Solo una scuola cooperativa e non competitiva poteva prediligere la dimensione collettiva anziché quella individualistica, dove aveva senso parlare del noi, anziché solo dell’io. In questa scuola ci si poteva fidare degli studenti, della loro capacità di progettare e realizzare dei percorsi teatrali, musicali, sportivi e artistici, in cui i ragazzi potevano mettere in campo le loro diverse intelligenze e i loro sorprendenti talenti. Potrei scrivere a lungo dei progetti attivati in queste scuole, del clima che si respirava entrandoci, delle passioni che circolavano e che coinvolgevano tutta la comunità, famiglie comprese. E quando finalmente ci ritorneremo in queste scuole aperte, dovremo ricordarci quanto ci è mancata questa dimensione collettiva, per non intrappolarci nella logica del controllo e delle verifiche, per non farci schiacciare dall’ansia del programma da “recuperare”. Abbiamo molto altro da recuperare, a partire dalla dimensione del noi.
Ma abbiamo detto di altri diversi, antitetici modelli di scuola, in cui troppo spesso gli studenti si sentono inadeguati, incapaci di sostenere il quotidiano peso di interrogazioni e verifiche, quasi sempre individuali. La frustrazione diventa così insopportabile da preferire l’isolamento o il ritiro, per non deludere ulteriormente insegnanti, genitori e soprattutto se stessi. In queste scuole diventa difficile il confronto anche tra insegnanti, perché molti ritengono che che lo studente debba essere valutato in modo oggettivo sui risultati ottenuti, indipendentemente dalla sua storia personale, dai suoi momenti di crisi o di sofferenza. In sede di consiglio di classe si assiste perciò a dei veri e propri conflitti tra opposte idee di scuola.
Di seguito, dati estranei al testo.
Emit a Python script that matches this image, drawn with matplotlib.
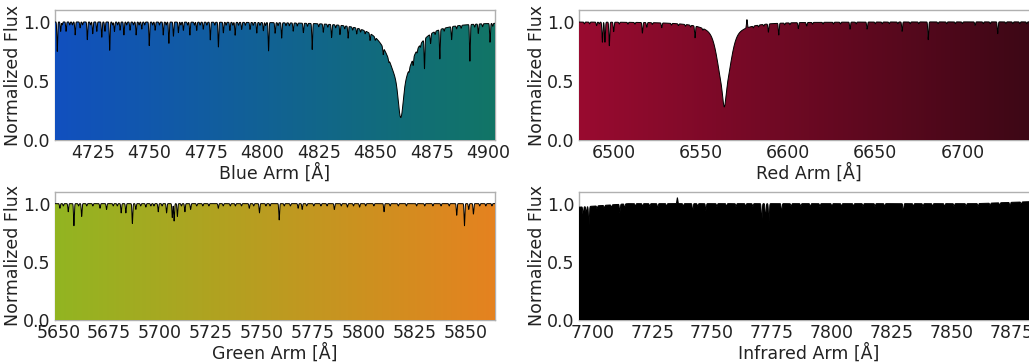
import numpy as np
import matplotlib
matplotlib.use('Agg')
from matplotlib import pyplot as plt
from matplotlib.colors import LinearSegmentedColormap
from matplotlib.patches import Polygon

# ---- blue arm ----
blue_range = (4708.3, 4903.0)
blue_ticks = [4725, 4750, 4775, 4800, 4825, 4850, 4875, 4900]
blue_colors = ['#1150bf', '#127566']
# centre, lorentz depth, gamma, gauss depth, gauss sigma, core depth, core sigma
blue_balmer = (4861.3, 0.53, 6.5, 0.0, 1.0, 0.28, 1.0)
blue_lines = [4709.3, 4710.8, 4713.2, 4717.2, 4719.4, 4722.6, 4725.0, 4726.8, 4729.0, 4730.4,
              4732.5, 4734.6, 4737.1, 4738.8, 4741.5, 4744.2, 4746.7, 4750.0, 4752.6, 4756.2,
              4758.7, 4760.7, 4762.9, 4765.1, 4768.0, 4771.0, 4773.9, 4777.0, 4780.6, 4782.8,
              4785.7, 4788.0, 4790.9, 4794.6, 4797.6, 4800.5, 4802.8, 4805.7, 4808.6, 4813.7,
              4818.2, 4822.1, 4827.0, 4830.7, 4834.4, 4838.0, 4841.8, 4847.7, 4853.5, 4866.8,
              4871.8, 4874.5, 4878.6, 4883.8, 4891.9, 4895.6, 4900.8]
blue_depths = [0.25, 0.08, 0.08, 0.11, 0.05, 0.15, 0.10, 0.08, 0.13, 0.08,
               0.24, 0.08, 0.07, 0.11, 0.07, 0.11, 0.06, 0.20, 0.07, 0.11,
               0.18, 0.12, 0.09, 0.07, 0.11, 0.07, 0.06, 0.15, 0.21, 0.09,
               0.07, 0.11, 0.06, 0.06, 0.09, 0.07, 0.24, 0.09, 0.13, 0.07,
               0.08, 0.22, 0.07, 0.11, 0.08, 0.10, 0.05, 0.06, 0.06, 0.06,
               0.25, 0.08, 0.25, 0.11, 0.31, 0.08, 0.16]
blue_weak = [4711.5, 4714.8, 4716.0, 4720.5, 4724.0, 4733.8, 4736.0, 4740.0, 4743.0, 4745.5,
             4748.0, 4751.5, 4754.5, 4757.5, 4764.0, 4767.0, 4770.0, 4772.5, 4775.5, 4779.0,
             4784.0, 4787.0, 4789.5, 4792.5, 4796.0, 4799.0, 4801.5, 4807.0, 4810.5, 4812.0,
             4815.5, 4820.0, 4825.0, 4829.0, 4832.5, 4836.5, 4840.0, 4843.5, 4845.5, 4850.0,
             4856.0, 4865.0, 4868.5, 4870.0, 4876.5, 4880.5, 4886.0, 4888.0, 4894.0, 4897.5,
             4902.0]

# ---- red arm ----
red_range = (6479.9, 6744.0)
red_ticks = [6500, 6550, 6600, 6650, 6700]
red_colors = ['#990b30', '#3b0715']
red_balmer = (6563.3, 0.16, 9.0, 0.42, 3.2, 0.14, 0.8)
red_lines = [6490.0, 6493.3, 6494.8, 6497.3, 6499.8, 6516.3, 6518.8, 6527.4, 6546.5, 6576.3,
             6588.6, 6594.6, 6605.8, 6610.6, 6635.5, 6645.3, 6665.4, 6680.4, 6707.3, 6720.3]
red_depths = [0.03, 0.17, 0.17, 0.20, 0.08, 0.09, 0.04, 0.04, 0.10, -0.07,
              0.07, 0.10, 0.05, 0.03, 0.06, 0.06, 0.08, 0.15, 0.03, 0.10]
red_weak = [6483.0, 6486.0, 6491.5, 6503.0, 6508.0, 6512.0, 6522.0, 6533.0, 6537.0, 6541.0,
            6544.0, 6551.0, 6580.0, 6583.0, 6586.0, 6598.0, 6601.0, 6614.0, 6620.0, 6626.0,
            6630.0, 6639.0, 6650.0, 6654.0, 6658.0, 6663.0, 6670.0, 6675.0, 6686.0, 6691.0,
            6696.0, 6700.0, 6712.0, 6716.0, 6725.0, 6729.0, 6733.0, 6737.0, 6741.0]

# ---- green arm ----
green_range = (5648.4, 5864.5)
green_ticks = [5650, 5675, 5700, 5725, 5750, 5775, 5800, 5825, 5850]
green_colors = ['#92b522', '#e5821f']
green_lines = [5650.8, 5654.9, 5657.7, 5661.5, 5670.5, 5673.7, 5680.9, 5683.2, 5686.4, 5688.1,
               5693.0, 5699.1, 5703.2, 5706.0, 5706.9, 5708.5, 5712.2, 5715.0, 5728.6, 5743.8,
               5748.8, 5758.5, 5767.8, 5769.8, 5785.6, 5792.0, 5798.0, 5810.0, 5845.7, 5849.5,
               5851.6, 5853.9]
green_depths = [0.04, 0.07, 0.19, 0.11, 0.04, 0.05, 0.08, 0.08, 0.17, 0.05,
                0.03, 0.07, 0.08, 0.12, 0.15, 0.11, 0.07, 0.05, 0.04, 0.04,
                0.08, 0.14, 0.04, 0.05, 0.05, 0.03, 0.03, 0.07, 0.10, 0.19,
                0.05, 0.09]
green_weak = [5652.5, 5660.0, 5664.0, 5667.0, 5677.0, 5679.0, 5690.5, 5695.5, 5697.0, 5701.0,
              5710.5, 5718.0, 5721.0, 5724.0, 5731.0, 5734.5, 5737.0, 5740.0, 5746.0, 5752.0,
              5754.0, 5761.0, 5764.0, 5772.0, 5775.5, 5779.0, 5782.0, 5789.0, 5795.0, 5801.0,
              5805.0, 5813.0, 5817.0, 5821.0, 5826.0, 5830.0, 5834.0, 5838.0, 5842.0, 5857.0,
              5860.0, 5863.0]

# ---- infrared arm ----
ir_range = (7694.45, 7886.4)
ir_ticks = [7700, 7725, 7750, 7775, 7800, 7825, 7850, 7875]
ir_colors = ['#000000', '#000000']
ir_cont = ([7694.45, 7715.0, 7860.0, 7886.4], [0.97, 1.0, 1.0, 1.02])
ir_lines = [7696.2, 7697.5, 7698.6, 7711.5, 7713.5, 7727.3, 7735.5, 7741.9, 7747.4, 7770.7,
            7772.3, 7773.7, 7779.0, 7791.0, 7800.0, 7829.8, 7847.0, 7874.3]
ir_depths = [0.07, 0.06, 0.16, 0.07, 0.04, 0.04, -0.05, 0.07, 0.06, 0.16,
             0.14, 0.16, 0.08, 0.03, 0.03, 0.08, 0.03, 0.04]
ir_weak = [7702.0, 7705.0, 7708.0, 7718.0, 7721.0, 7724.0, 7731.0, 7738.0, 7744.0, 7752.0,
           7756.0, 7760.0, 7764.0, 7767.0, 7783.0, 7787.0, 7795.0, 7804.0, 7809.0, 7813.0,
           7818.0, 7822.0, 7834.0, 7838.0, 7842.0, 7851.0, 7856.0, 7861.0, 7866.0, 7870.0,
           7879.0, 7883.0]

TEXT = '#222222'
SPINE = '#b0b0b0'


def make_flux(wl, lines, depths, weak, sigma, weak_depth=0.025, balmer=None, cont=None):
    if cont is None:
        flux = np.ones_like(wl)
    else:
        flux = np.interp(wl, cont[0], cont[1])
    for c, d in zip(lines, depths):
        flux -= d * np.exp(-0.5 * ((wl - c) / sigma) ** 2)
    for c in weak:
        flux -= weak_depth * np.exp(-0.5 * ((wl - c) / sigma) ** 2)
    if balmer is not None:
        c, dl, g, dg, sg, dc, sc = balmer
        flux -= dl / (1 + ((wl - c) / g) ** 2)
        flux -= dg * np.exp(-0.5 * ((wl - c) / sg) ** 2)
        flux -= dc * np.exp(-0.5 * ((wl - c) / sc) ** 2)
    return np.clip(flux, 0, None)


def draw_arm(rect, xr, ticks, colors, flux_args, xlabel):
    ax = fig.add_axes(rect)
    wl = np.linspace(xr[0], xr[1], 5000)
    flux = make_flux(wl, **flux_args)
    top = 1.1
    cmap = LinearSegmentedColormap.from_list('arm', colors)
    grad = np.linspace(0, 1, 256).reshape(1, -1)
    im = ax.imshow(grad, cmap=cmap, aspect='auto', extent=[xr[0], xr[1], 0, top],
                   origin='lower', zorder=3, interpolation='bilinear')
    verts = np.column_stack([np.r_[wl[0], wl, wl[-1]], np.r_[0, flux, 0]])
    poly = Polygon(verts, closed=True, fc='none', ec='none')
    ax.add_patch(poly)
    im.set_clip_path(poly)
    ax.plot(wl, flux, color='black', lw=0.7, zorder=4)
    ax.set_xlim(xr)
    ax.set_ylim(0, top)
    ax.set_xticks(ticks)
    ax.set_yticks([0.0, 0.5, 1.0])
    ax.set_yticklabels(['0.0', '0.5', '1.0'])
    ax.tick_params(length=0, pad=3, labelsize=12.5, colors=TEXT)
    for s in ax.spines.values():
        s.set_color(SPINE)
        s.set_linewidth(1.0)
    ax.set_xlabel(xlabel, fontsize=12.5, color=TEXT, labelpad=1)
    ax.set_ylabel('Normalized Flux', fontsize=12.5, color=TEXT, labelpad=1)
    return ax


W, H = 1029, 363
fig = plt.figure(figsize=(W / 100, H / 100), dpi=100)


def rect(l, t, w, b):
    return [l / W, (H - b) / H, w / W, (b - t) / H]


draw_arm(rect(55, 10, 440, 140), blue_range, blue_ticks, blue_colors,
         dict(lines=blue_lines, depths=blue_depths, weak=blue_weak, sigma=0.18, balmer=blue_balmer),
         'Blue Arm [Å]')
draw_arm(rect(579, 10, 460, 140), red_range, red_ticks, red_colors,
         dict(lines=red_lines, depths=red_depths, weak=red_weak, sigma=0.25, weak_depth=0.015,
              balmer=red_balmer),
         'Red Arm [Å]')
draw_arm(rect(55, 192, 440, 320), green_range, green_ticks, green_colors,
         dict(lines=green_lines, depths=green_depths, weak=green_weak, sigma=0.2, weak_depth=0.02),
         'Green Arm [Å]')
draw_arm(rect(579, 192, 460, 320), ir_range, ir_ticks, ir_colors,
         dict(lines=ir_lines, depths=ir_depths, weak=ir_weak, sigma=0.18, weak_depth=0.025,
              cont=ir_cont),
         'Infrared Arm [Å]')

fig.savefig('out.png', dpi=100)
I progetti, i soggiorni studio, le uscite sul territorio diventano per alcuni degli intralci all’insegnamento /apprendimento, che può avvenire esclusivamente in aula, dove la voce del docente occupa 3/4 del tempo parola; per altri docenti, e non sempre i più giovani, come erroneamente si crede, non bisogna rinunciare a metodologie attive e innovative per ottenere dei risultati significativi.Torneranno a scuola gli uni e gli altri, mi auguro che la DAD abbia contribuito a mettere in discussione un modello di insegnamento /apprendimento in cui il docente svolge il suo insegnamento davanti a uno schermo ( o a una classe muta, che è lo stesso ), per poi procedere a verificare individualmente l’acquisizione di conoscenze. E’stato talmente avvilente per il docente (immaginiamoci per il discente), che non posso pensare che il post Covid-19 non apporterà almeno delle riflessioni, se non dei timidi cambiamenti in questi ultimi modelli di scuole.